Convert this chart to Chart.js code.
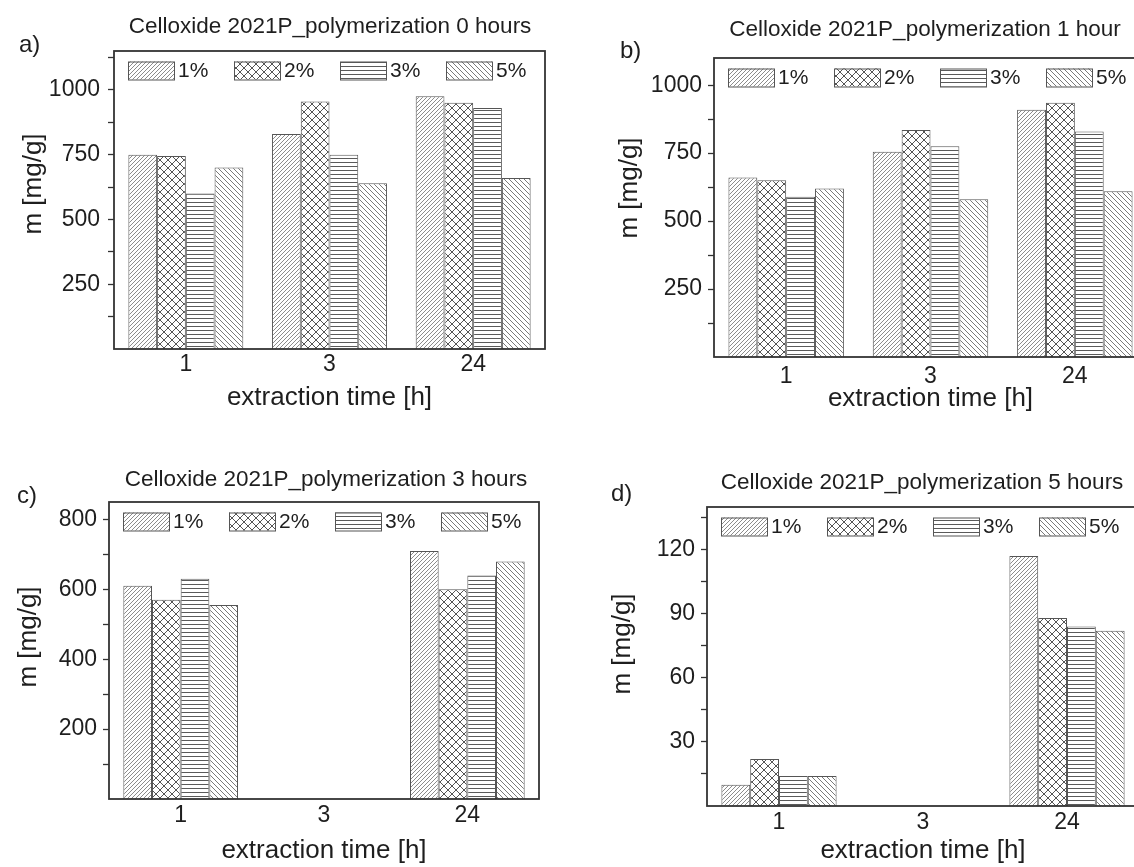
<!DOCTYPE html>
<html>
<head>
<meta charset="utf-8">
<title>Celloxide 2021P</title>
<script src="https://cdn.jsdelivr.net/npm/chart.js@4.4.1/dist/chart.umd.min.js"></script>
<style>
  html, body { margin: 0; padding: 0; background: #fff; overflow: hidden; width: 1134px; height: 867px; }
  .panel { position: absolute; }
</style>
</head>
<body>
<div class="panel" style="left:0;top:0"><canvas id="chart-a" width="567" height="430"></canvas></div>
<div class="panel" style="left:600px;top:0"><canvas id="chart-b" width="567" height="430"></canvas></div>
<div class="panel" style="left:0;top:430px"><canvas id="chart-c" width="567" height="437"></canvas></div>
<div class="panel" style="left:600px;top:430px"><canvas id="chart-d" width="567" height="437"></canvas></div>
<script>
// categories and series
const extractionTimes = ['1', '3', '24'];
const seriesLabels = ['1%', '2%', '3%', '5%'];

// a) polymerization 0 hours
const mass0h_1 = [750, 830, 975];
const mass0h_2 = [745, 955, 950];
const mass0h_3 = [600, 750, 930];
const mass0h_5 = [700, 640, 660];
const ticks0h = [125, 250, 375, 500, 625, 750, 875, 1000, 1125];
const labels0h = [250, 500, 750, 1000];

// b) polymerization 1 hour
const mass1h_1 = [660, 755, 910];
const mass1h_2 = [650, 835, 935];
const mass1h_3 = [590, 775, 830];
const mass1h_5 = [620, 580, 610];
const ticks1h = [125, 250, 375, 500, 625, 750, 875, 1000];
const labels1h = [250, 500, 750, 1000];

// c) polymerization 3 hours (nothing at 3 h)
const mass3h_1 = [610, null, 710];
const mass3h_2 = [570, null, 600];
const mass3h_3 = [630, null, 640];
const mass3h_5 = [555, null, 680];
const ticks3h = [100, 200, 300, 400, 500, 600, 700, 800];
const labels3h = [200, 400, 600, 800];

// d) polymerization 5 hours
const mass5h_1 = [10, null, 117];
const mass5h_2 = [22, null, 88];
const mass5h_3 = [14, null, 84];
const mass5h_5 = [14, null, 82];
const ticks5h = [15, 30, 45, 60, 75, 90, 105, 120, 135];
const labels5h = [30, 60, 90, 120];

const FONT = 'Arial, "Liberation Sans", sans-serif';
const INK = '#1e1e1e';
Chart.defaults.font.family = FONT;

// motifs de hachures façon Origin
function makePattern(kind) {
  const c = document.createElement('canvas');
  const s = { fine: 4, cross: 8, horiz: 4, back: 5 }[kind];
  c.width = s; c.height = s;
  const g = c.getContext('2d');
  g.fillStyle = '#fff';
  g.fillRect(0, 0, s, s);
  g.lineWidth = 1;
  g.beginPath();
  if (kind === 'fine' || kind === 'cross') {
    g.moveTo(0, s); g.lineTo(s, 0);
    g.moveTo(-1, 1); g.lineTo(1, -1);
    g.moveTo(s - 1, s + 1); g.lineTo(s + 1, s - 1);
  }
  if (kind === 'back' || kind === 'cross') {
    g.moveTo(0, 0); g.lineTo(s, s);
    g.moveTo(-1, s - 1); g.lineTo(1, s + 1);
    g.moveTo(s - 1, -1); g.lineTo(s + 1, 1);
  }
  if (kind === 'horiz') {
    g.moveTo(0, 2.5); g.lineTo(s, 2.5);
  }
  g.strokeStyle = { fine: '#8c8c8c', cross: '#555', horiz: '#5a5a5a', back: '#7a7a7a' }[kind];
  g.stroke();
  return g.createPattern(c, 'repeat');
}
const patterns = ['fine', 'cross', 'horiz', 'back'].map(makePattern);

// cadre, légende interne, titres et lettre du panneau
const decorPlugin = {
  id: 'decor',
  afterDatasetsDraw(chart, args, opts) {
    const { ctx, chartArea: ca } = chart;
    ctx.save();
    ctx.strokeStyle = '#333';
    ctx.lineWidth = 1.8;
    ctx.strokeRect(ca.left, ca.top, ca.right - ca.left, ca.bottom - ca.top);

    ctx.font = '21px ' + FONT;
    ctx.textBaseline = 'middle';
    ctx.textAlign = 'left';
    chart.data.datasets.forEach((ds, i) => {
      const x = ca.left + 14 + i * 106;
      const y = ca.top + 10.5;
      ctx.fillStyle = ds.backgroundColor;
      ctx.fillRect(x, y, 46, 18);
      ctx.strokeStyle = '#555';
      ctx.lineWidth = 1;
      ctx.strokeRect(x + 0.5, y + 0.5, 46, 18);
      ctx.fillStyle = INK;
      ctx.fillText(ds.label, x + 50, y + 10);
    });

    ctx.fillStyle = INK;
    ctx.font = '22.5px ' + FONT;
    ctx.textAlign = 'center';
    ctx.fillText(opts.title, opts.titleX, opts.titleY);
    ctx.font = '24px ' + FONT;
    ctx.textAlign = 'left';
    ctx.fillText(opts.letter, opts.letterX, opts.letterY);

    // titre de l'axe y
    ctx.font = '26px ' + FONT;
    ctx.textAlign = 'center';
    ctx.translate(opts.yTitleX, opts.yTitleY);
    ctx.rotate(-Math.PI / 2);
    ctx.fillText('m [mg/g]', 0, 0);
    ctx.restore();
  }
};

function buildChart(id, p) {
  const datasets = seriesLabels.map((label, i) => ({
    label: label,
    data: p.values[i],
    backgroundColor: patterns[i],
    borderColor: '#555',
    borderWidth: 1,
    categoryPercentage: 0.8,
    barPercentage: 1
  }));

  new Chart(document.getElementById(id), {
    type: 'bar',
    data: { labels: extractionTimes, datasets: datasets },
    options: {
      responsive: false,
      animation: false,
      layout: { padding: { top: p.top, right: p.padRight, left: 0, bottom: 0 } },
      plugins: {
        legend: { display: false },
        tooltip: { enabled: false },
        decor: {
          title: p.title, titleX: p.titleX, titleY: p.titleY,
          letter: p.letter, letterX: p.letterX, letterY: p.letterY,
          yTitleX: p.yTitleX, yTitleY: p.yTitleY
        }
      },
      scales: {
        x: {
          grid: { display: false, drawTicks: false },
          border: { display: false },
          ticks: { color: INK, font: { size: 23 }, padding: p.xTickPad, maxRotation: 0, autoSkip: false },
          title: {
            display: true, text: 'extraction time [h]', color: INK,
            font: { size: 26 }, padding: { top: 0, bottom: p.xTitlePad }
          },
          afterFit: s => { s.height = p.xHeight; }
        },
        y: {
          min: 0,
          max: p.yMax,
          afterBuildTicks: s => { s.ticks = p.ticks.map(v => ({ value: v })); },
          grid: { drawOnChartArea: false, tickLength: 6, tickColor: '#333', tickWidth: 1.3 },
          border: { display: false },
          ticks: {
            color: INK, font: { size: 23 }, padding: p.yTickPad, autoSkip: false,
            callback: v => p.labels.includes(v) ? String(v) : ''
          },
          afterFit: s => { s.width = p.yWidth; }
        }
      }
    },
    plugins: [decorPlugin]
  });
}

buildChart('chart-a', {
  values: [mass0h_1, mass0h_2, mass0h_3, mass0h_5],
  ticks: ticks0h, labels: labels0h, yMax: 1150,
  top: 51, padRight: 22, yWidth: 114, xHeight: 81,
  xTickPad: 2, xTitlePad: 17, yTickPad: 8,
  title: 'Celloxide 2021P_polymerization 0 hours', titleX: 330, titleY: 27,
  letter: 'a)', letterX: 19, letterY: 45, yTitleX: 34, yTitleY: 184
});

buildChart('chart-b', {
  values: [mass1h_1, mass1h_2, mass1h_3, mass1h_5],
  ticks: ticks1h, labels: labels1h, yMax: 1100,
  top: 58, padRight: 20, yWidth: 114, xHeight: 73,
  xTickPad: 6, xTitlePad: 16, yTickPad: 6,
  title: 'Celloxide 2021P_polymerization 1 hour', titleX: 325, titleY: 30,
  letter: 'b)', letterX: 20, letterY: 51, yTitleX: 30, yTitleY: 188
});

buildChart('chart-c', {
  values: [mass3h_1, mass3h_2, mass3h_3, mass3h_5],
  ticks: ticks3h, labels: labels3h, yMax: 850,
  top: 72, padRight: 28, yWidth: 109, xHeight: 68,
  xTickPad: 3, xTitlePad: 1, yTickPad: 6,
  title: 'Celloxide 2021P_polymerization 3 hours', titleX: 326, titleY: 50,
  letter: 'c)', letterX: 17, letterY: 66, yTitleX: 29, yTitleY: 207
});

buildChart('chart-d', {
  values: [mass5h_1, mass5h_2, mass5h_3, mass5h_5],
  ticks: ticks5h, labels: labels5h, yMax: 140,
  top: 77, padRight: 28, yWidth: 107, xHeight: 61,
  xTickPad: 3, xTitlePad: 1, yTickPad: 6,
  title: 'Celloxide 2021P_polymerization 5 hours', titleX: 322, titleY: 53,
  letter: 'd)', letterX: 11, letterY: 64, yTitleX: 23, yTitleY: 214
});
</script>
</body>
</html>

▬▬▬▬▬▬▬▬▬▬

- AIM OF THE TASK -
Restate the data word for word from its first line through the line with "const labels3h = [200, 400, 600, 800];", leaving out any picture along the way.

- SOLUTION TO THIS PROBLEM -
Convert this chart to Chart.js code.
<!DOCTYPE html>
<html>
<head>
<meta charset="utf-8">
<title>Celloxide 2021P</title>
<script src="https://cdn.jsdelivr.net/npm/chart.js@4.4.1/dist/chart.umd.min.js"></script>
<style>
  html, body { margin: 0; padding: 0; background: #fff; overflow: hidden; width: 1134px; height: 867px; }
  .panel { position: absolute; }
</style>
</head>
<body>
<div class="panel" style="left:0;top:0"><canvas id="chart-a" width="567" height="430"></canvas></div>
<div class="panel" style="left:600px;top:0"><canvas id="chart-b" width="567" height="430"></canvas></div>
<div class="panel" style="left:0;top:430px"><canvas id="chart-c" width="567" height="437"></canvas></div>
<div class="panel" style="left:600px;top:430px"><canvas id="chart-d" width="567" height="437"></canvas></div>
<script>
// categories and series
const extractionTimes = ['1', '3', '24'];
const seriesLabels = ['1%', '2%', '3%', '5%'];

// a) polymerization 0 hours
const mass0h_1 = [750, 830, 975];
const mass0h_2 = [745, 955, 950];
const mass0h_3 = [600, 750, 930];
const mass0h_5 = [700, 640, 660];
const ticks0h = [125, 250, 375, 500, 625, 750, 875, 1000, 1125];
const labels0h = [250, 500, 750, 1000];

// b) polymerization 1 hour
const mass1h_1 = [660, 755, 910];
const mass1h_2 = [650, 835, 935];
const mass1h_3 = [590, 775, 830];
const mass1h_5 = [620, 580, 610];
const ticks1h = [125, 250, 375, 500, 625, 750, 875, 1000];
const labels1h = [250, 500, 750, 1000];

// c) polymerization 3 hours (nothing at 3 h)
const mass3h_1 = [610, null, 710];
const mass3h_2 = [570, null, 600];
const mass3h_3 = [630, null, 640];
const mass3h_5 = [555, null, 680];
const ticks3h = [100, 200, 300, 400, 500, 600, 700, 800];
const labels3h = [200, 400, 600, 800];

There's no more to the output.